Lori Loughlin ‘Was Dreading’ Serving Time Before Entering Prison for College Scandal: It’s ‘a Nightmare’
The reality is setting in. Lori Loughlin “was a complete wreck” before going behind bars for her two-month prison sentence in the college admissions scandal on Friday, October 30, an insider exclusively tells In Touch.
Despite the “pep talks and encouraging advice” she received, Loughlin was “terrified.” The former Full House star, 56, is now in custody at the Federal Correctional Institution in Dublin, California, the same establishment Desperate Housewives alum Felicity Huffman, 57, served her time in October 2019.
“Lori tried her best to be brave and look at the end result but there was nothing that could dissipate her fears,” adds the insider about her current mindset. “It’s only two months but she’s dreading it, her mind keeps telling her that something will go horribly wrong in prison or that her stay could be prolonged.”
Before turning herself in to authorities, the Hallmark alum “drove from the safety of her Hidden Hills home to the prison and reminisced of past family holidays and neighborhood get-togethers, but it only made it worse for her,” says the source. “Lori is living a real-life nightmare.”
Loughlin was required by a judge to report to prison by November 19 during her virtual sentencing hearing on August 21. For her involvement in the bribery scheme dubbed “Operation Varsity Blues” by prosecutors, she was also sentenced to two years of supervised release and 100 hours of community service. The New York native was ordered to pay a $150,000 fine as well.

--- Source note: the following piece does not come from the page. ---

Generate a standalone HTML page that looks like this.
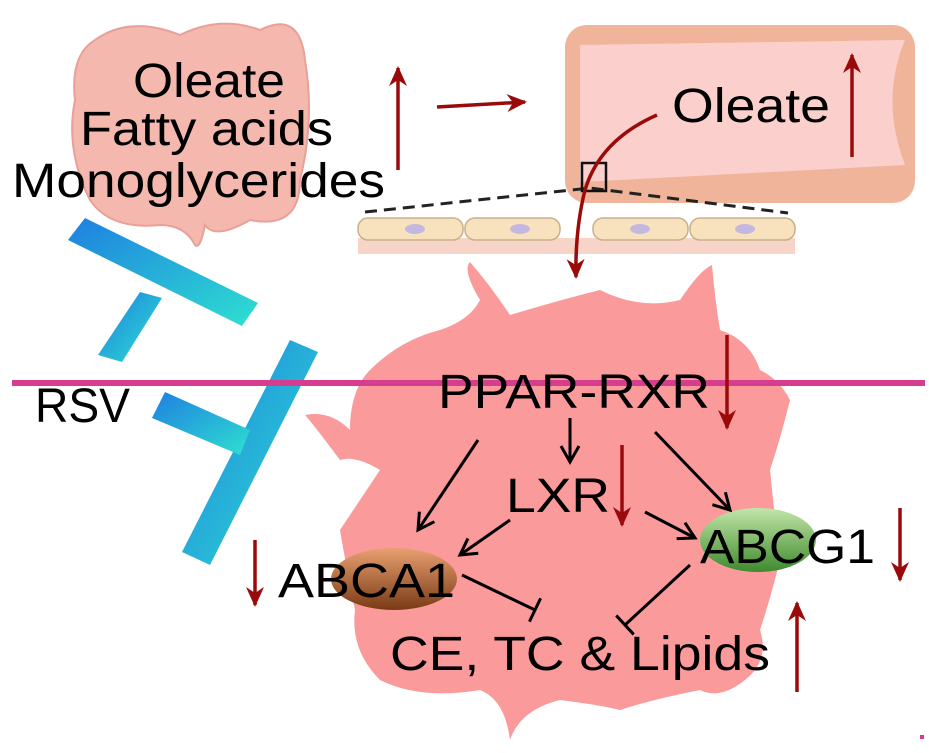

While speaking to the judge, Loughlin apologized for her actions. “I ignored my intuition and allowed myself to be swayed from my moral compass,” the mother of two said during the sentencing. “I thought I was acting out of love for my children [Isabella and Olivia Jade], but in reality, it only underlined and diminished my daughters’ abilities and accomplishments. More broadly and more importantly, I now understand that my decision helped exacerbate existing inequalities in society generally and the higher education system more specifically.”
U.S. District Judge Nathaniel Gorton not only accepted Loughlin’s plea deal, but also that of her husband, Mossimo Giannulli, 57. The fashion designer was sentenced to five months in prison and two years of supervised release for his involvement in the scandal. He must also complete 250 hours of community service and pay a $250,000 fine.
The couple was first arrested in March 2019 after being accused of paying $500,000 to see that their daughters, Isabella, 22, and Olivia Jade, 21, would be accepted into the University of Southern California [USC] as members of the crew team, although neither of the girls ever participated in the sport.
Giannulli must turn himself in by November 19.